> **Directive**:
Print the entries below exactly as they appear, from the first line up to and including the line with "const fitStrain80 = [0.967, 0.428];". Do not print any pictures.

######

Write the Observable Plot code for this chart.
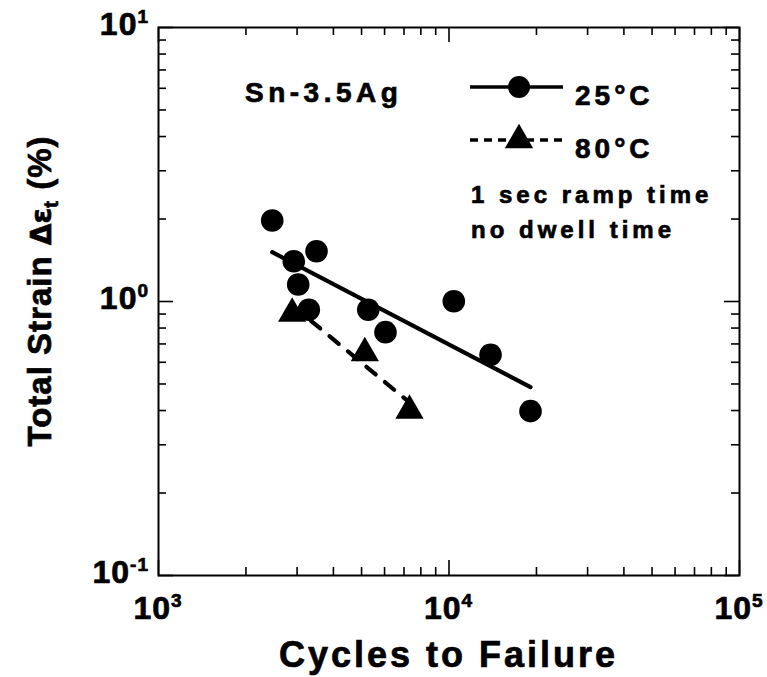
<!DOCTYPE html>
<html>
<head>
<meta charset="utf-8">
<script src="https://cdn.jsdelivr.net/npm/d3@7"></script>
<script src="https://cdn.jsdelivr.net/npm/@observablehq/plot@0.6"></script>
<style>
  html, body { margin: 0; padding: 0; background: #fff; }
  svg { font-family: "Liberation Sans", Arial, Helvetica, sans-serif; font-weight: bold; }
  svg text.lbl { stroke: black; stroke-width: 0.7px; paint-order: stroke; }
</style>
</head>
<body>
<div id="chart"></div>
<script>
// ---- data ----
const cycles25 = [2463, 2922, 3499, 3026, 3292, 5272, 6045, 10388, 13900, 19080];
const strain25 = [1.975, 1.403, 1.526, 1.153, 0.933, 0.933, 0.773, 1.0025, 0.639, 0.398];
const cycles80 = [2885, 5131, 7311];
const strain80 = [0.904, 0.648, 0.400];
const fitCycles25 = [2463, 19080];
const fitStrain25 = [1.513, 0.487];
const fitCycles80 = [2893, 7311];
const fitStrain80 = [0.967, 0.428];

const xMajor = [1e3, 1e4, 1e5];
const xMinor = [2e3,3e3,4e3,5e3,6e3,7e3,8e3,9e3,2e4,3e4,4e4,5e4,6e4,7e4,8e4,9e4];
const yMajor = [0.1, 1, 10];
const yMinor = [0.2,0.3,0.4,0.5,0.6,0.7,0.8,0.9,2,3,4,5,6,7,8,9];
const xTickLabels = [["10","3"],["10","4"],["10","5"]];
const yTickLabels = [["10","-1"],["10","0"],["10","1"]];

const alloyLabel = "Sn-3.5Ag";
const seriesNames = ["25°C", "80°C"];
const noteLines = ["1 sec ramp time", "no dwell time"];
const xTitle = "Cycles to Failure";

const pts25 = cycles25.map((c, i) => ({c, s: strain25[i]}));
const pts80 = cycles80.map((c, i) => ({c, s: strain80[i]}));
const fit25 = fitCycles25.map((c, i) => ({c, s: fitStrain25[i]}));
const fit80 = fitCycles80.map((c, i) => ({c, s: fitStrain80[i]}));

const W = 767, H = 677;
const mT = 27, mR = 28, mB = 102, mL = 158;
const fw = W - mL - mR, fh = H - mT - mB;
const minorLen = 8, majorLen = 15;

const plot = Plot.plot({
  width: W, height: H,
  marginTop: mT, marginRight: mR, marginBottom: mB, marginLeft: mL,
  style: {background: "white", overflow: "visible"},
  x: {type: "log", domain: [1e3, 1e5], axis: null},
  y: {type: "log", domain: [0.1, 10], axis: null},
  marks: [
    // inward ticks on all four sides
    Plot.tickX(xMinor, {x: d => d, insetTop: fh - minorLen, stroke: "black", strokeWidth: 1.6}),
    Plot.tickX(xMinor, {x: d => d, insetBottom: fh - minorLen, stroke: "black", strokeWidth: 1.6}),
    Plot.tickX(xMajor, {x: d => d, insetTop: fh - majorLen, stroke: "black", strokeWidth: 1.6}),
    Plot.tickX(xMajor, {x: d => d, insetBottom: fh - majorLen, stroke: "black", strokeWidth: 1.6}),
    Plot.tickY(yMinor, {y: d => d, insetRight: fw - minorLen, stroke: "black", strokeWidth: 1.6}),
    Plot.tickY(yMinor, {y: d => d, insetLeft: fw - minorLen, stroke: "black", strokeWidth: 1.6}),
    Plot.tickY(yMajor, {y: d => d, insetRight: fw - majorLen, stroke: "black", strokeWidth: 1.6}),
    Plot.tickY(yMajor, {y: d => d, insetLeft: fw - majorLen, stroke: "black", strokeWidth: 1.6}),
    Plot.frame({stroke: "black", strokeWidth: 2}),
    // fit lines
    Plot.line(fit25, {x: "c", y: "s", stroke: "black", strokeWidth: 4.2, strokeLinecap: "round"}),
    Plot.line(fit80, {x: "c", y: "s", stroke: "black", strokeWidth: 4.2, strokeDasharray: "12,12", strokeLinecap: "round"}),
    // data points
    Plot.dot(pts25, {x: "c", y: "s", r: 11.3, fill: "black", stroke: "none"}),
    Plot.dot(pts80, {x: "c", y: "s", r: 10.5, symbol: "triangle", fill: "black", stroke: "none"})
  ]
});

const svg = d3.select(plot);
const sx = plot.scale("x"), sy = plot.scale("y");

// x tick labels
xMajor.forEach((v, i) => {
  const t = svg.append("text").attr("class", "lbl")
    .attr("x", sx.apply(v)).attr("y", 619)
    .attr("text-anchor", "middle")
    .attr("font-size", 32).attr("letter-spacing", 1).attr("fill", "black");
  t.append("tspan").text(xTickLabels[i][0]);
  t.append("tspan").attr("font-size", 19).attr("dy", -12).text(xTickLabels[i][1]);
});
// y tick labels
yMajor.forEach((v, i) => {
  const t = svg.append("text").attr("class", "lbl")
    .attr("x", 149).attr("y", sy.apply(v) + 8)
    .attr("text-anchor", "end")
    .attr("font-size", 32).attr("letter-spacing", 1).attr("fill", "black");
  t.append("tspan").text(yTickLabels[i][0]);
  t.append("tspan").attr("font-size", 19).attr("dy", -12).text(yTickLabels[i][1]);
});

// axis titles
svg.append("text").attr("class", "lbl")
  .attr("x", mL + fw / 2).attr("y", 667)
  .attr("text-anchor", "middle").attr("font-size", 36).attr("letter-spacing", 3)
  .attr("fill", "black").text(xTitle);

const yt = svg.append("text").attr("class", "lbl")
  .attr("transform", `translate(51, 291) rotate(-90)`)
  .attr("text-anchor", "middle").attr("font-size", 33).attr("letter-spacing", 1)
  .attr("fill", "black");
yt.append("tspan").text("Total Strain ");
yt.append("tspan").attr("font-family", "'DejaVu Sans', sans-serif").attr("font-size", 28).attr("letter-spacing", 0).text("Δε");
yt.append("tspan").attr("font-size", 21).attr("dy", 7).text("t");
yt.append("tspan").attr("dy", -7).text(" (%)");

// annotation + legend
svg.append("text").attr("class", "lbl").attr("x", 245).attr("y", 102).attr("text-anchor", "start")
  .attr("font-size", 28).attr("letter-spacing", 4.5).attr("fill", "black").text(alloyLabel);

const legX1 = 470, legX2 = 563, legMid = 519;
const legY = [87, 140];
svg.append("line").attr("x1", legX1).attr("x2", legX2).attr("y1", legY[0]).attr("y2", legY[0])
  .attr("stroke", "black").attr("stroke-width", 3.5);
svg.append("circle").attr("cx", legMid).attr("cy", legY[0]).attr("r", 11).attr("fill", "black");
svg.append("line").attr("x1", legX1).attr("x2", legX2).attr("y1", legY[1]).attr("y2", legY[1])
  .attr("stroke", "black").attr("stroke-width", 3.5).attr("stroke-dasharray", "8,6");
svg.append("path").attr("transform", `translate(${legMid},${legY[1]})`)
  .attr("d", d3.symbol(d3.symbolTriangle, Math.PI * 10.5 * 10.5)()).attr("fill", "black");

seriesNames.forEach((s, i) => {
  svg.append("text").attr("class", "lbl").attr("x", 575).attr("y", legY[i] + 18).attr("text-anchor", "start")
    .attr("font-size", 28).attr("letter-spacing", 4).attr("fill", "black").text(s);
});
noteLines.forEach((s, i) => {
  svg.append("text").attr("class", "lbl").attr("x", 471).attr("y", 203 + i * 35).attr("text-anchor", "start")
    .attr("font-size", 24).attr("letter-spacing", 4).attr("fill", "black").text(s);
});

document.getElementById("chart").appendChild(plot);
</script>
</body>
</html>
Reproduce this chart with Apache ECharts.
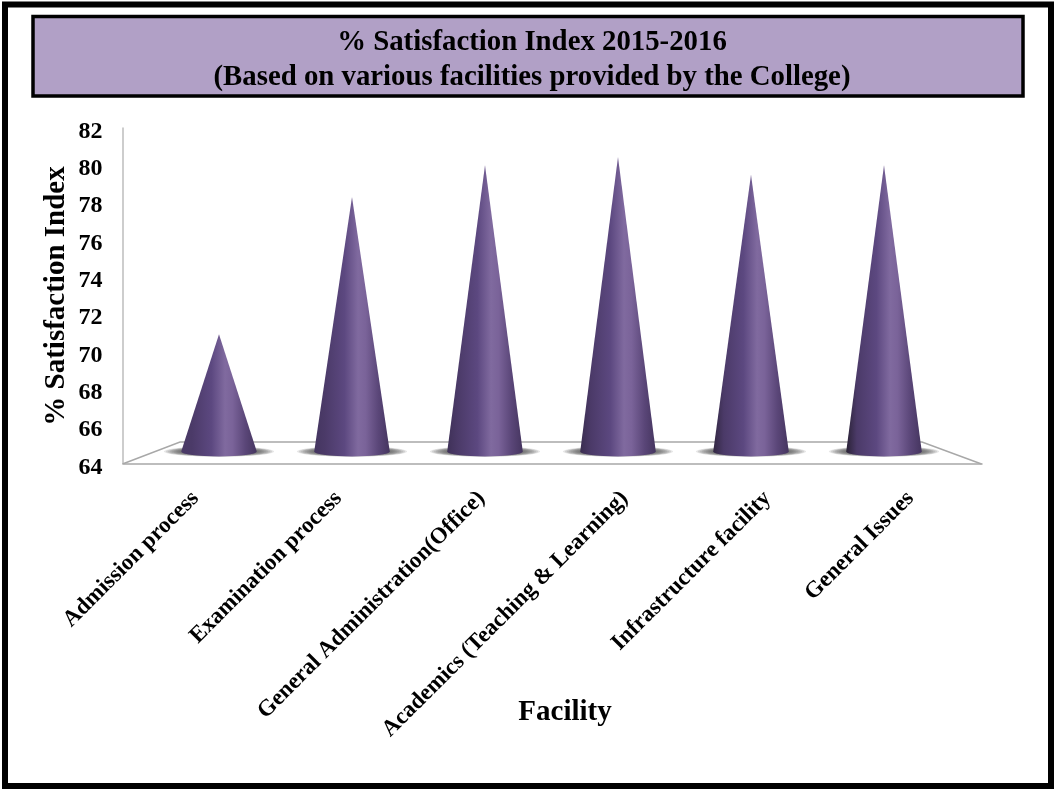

######

> **Complete response**:
Write the Observable Plot code for this chart.
<!DOCTYPE html>
<html>
<head>
<meta charset="utf-8">
<script src="https://cdn.jsdelivr.net/npm/d3@7"></script>
<script src="https://cdn.jsdelivr.net/npm/@observablehq/plot@0.6"></script>
<style>
  html, body { margin: 0; padding: 0; background: #fff; }
  svg { font-family: "Liberation Sans", Arial, Helvetica, sans-serif; font-weight: bold; }
  svg text.lbl { stroke: black; stroke-width: 0.7px; paint-order: stroke; }
</style>
</head>
<body>
<div id="chart"></div>
<script>
// ---- data ----
const cycles25 = [2463, 2922, 3499, 3026, 3292, 5272, 6045, 10388, 13900, 19080];
const strain25 = [1.975, 1.403, 1.526, 1.153, 0.933, 0.933, 0.773, 1.0025, 0.639, 0.398];
const cycles80 = [2885, 5131, 7311];
const strain80 = [0.904, 0.648, 0.400];
const fitCycles25 = [2463, 19080];
const fitStrain25 = [1.513, 0.487];
const fitCycles80 = [2893, 7311];
const fitStrain80 = [0.967, 0.428];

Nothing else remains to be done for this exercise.